INSTRUCTIONS TO FOLLOW:
Take the lines from the head of the listing through the one bearing "from bokeh.resources import INLINE" and copy them exactly, leaving every picture out.

━━ INFORMATION SUPPLIED

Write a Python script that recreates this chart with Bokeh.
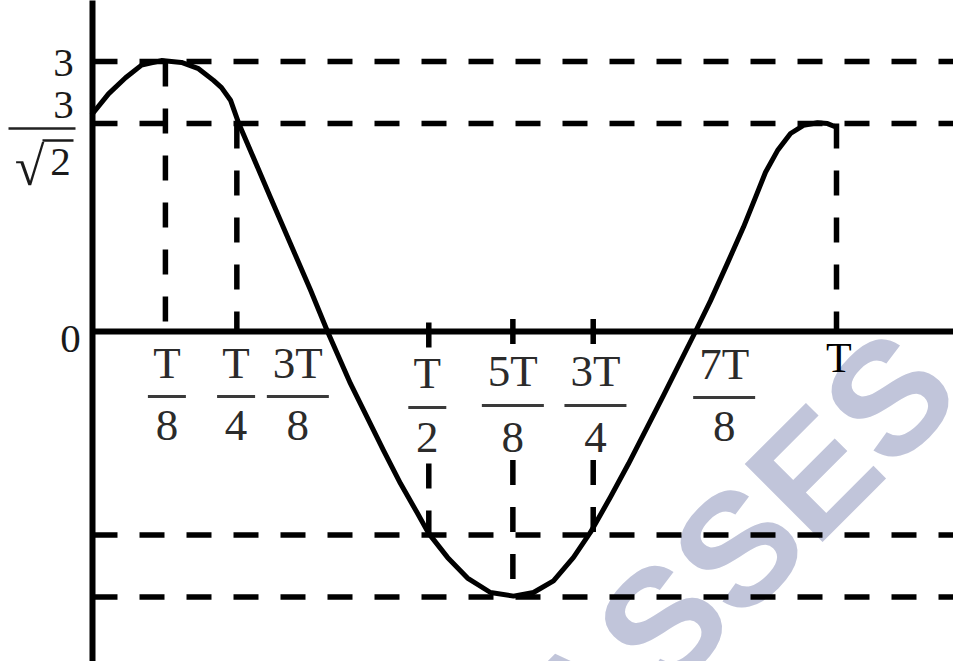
import math
from bokeh.plotting import figure
from bokeh.models import ColumnDataSource, Range1d
from bokeh.core.properties import value
from bokeh.embed import file_html
from bokeh.resources import INLINE

# ---------------- data (values as drawn; t in units of T) ----------------
curve_t = [0.000, 0.0215, 0.0444, 0.0659, 0.0927, 0.1196, 0.1425, 0.1626, 0.1734, 0.1855,
           0.1962, 0.2392, 0.2930, 0.3159, 0.3468, 0.3911, 0.4140, 0.4368, 0.4516, 0.4772,
           0.5040, 0.5349, 0.5659, 0.5927, 0.6196, 0.6465, 0.6694, 0.6962, 0.7204, 0.7675,
           0.8105, 0.8306, 0.8535, 0.8750, 0.8911, 0.9046, 0.9207, 0.9382, 0.9556, 0.9745,
           0.9879, 1.0000]
curve_y = [2.42, 2.64, 2.82, 2.96, 3.01, 2.99, 2.92, 2.79, 2.71, 2.57,
           2.32, 1.49, 0.46, 0.00, -0.58, -1.32, -1.69, -2.02, -2.24, -2.51,
           -2.74, -2.90, -2.94, -2.90, -2.77, -2.51, -2.23, -1.84, -1.47, -0.71,
           0.00, 0.34, 0.76, 1.16, 1.49, 1.77, 2.01, 2.20, 2.29, 2.32,
           2.31, 2.27]

level_y = [3.0, 2.31, -2.26, -2.95]          # 3, 3/sqrt2, -3/sqrt2, -3 (as drawn)
level_t_end = 1.2

vline_t = [0.098, 0.194, 0.452, 0.565, 0.673, 1.0]
vline_top = [3.0, 2.31, 0.10, 0.14, 0.14, 2.31]
vline_bottom = [0.0, 0.0, -2.26, -2.95, -2.26, 0.0]

tick_t = [0.100, 0.193, 0.276, 0.450, 0.565, 0.676, 0.849]
tick_num = ["T", "T", "3T", "T", "5T", "3T", "7T"]
tick_den = ["8", "4", "8", "2", "8", "4", "8"]
period_t = 1.003
period_label = "T"

# ---------------- layout helpers (reference pixels -> data) ----------------
PX_T, PX_U, X0, Y0 = 744.0, 90.0, 92.0, 331.0
def lx(px): return (px - X0) / PX_T
def ly(py): return (Y0 - py) / PX_U
def dpx(d): return d / PX_T

p = figure(width=953, height=661, x_range=Range1d(lx(0), lx(953)),
           y_range=Range1d(ly(661), ly(0)), output_backend="svg",
           toolbar_location=None, min_border=0,
           x_axis_location=None, y_axis_location=None)
p.grid.visible = False
p.outline_line_color = None
p.background_fill_color = "white"
p.border_fill_color = "white"

# watermark
p.text(x=[lx(659)], y=[ly(626)], text=["CLASSES"], angle=math.pi / 4,
       text_font=value("Liberation Sans"), text_font_style="bold",
       text_font_size="160px", text_color="#c1c5da",
       text_align="center", text_baseline="middle")

# horizontal dashed levels
p.segment(x0=[0.0] * len(level_y), y0=level_y, x1=[level_t_end] * len(level_y),
          y1=level_y, line_color="black", line_width=5.5, line_dash="25 22")
# vertical dashed lines
p.segment(x0=vline_t, y0=vline_top, x1=vline_t, y1=vline_bottom,
          line_color="black", line_width=5.5, line_dash="25 22")

# fraction tick labels (white backing masks the dashes under the lower labels)
num_py = [362, 362, 362, 372, 370, 370, 363]
bar_py = [396, 396, 396, 407, 405, 405, 397]
den_py = [425, 425, 425, 437, 437, 437, 426]
half = [19 if len(s) == 1 else 31 for s in tick_num]
mask_idx = [3, 4, 5]
p.quad(left=[tick_t[i] - dpx(half[i] + 2) for i in mask_idx],
       right=[tick_t[i] + dpx(half[i] + 2) for i in mask_idx],
       top=[ly(350)] * 3, bottom=[ly(456)] * 3,
       fill_color="white", line_color=None)

# axes
p.segment(x0=[0.0], y0=[ly(-5)], x1=[0.0], y1=[ly(670)], line_color="black", line_width=6)
p.segment(x0=[0.0], y0=[0.0], x1=[level_t_end], y1=[0.0], line_color="black", line_width=6)

# curve
p.line(curve_t, curve_y, line_color="black", line_width=5, line_join="round", line_cap="round")

num_src = ColumnDataSource(dict(x=tick_t, y=[ly(v) for v in num_py], text=tick_num))
den_src = ColumnDataSource(dict(x=tick_t, y=[ly(v) for v in den_py], text=tick_den))
serif = value("Liberation Serif")
p.text(x="x", y="y", text="text", source=num_src, text_font=serif,
       text_font_size="45px", text_color="#2b2b2b", text_align="center", text_baseline="middle")
p.text(x="x", y="y", text="text", source=den_src, text_font=serif,
       text_font_size="45px", text_color="#2b2b2b", text_align="center", text_baseline="middle")
p.segment(x0=[t - dpx(h) for t, h in zip(tick_t, half)], y0=[ly(v) for v in bar_py],
          x1=[t + dpx(h) for t, h in zip(tick_t, half)], y1=[ly(v) for v in bar_py],
          line_color="#3a3a3a", line_width=3)
p.text(x=[period_t], y=[ly(357)], text=[period_label], text_font=serif,
       text_font_size="42px", text_color="black", text_align="center", text_baseline="middle")

# y labels
p.text(x=[lx(63), lx(63), lx(70)], y=[ly(62), ly(104), ly(338)], text=["3", "3", "0"],
       text_font=serif, text_font_size="41px", text_color="#1a1a1a",
       text_align="center", text_baseline="middle")
p.segment(x0=[lx(8)], y0=[ly(128)], x1=[lx(75)], y1=[ly(128)], line_color="#222222", line_width=2.5)
p.text(x=[lx(29)], y=[ly(166)], text=["√"], text_font=serif, text_font_size="54px",
       text_color="#1a1a1a", text_align="center", text_baseline="middle")
p.text(x=[lx(60)], y=[ly(161)], text=["2"], text_font=serif, text_font_size="41px",
       text_color="#1a1a1a", text_align="center", text_baseline="middle")
p.segment(x0=[lx(42)], y0=[ly(140)], x1=[lx(73)], y1=[ly(140)], line_color="#1a1a1a", line_width=2.5)

open("out.html", "w").write(file_html(p, INLINE))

━━━━

RESULT OF THE TASK:
Write a Python script that recreates this chart with Bokeh.
import math
from bokeh.plotting import figure
from bokeh.models import ColumnDataSource, Range1d
from bokeh.core.properties import value
from bokeh.embed import file_html
from bokeh.resources import INLINE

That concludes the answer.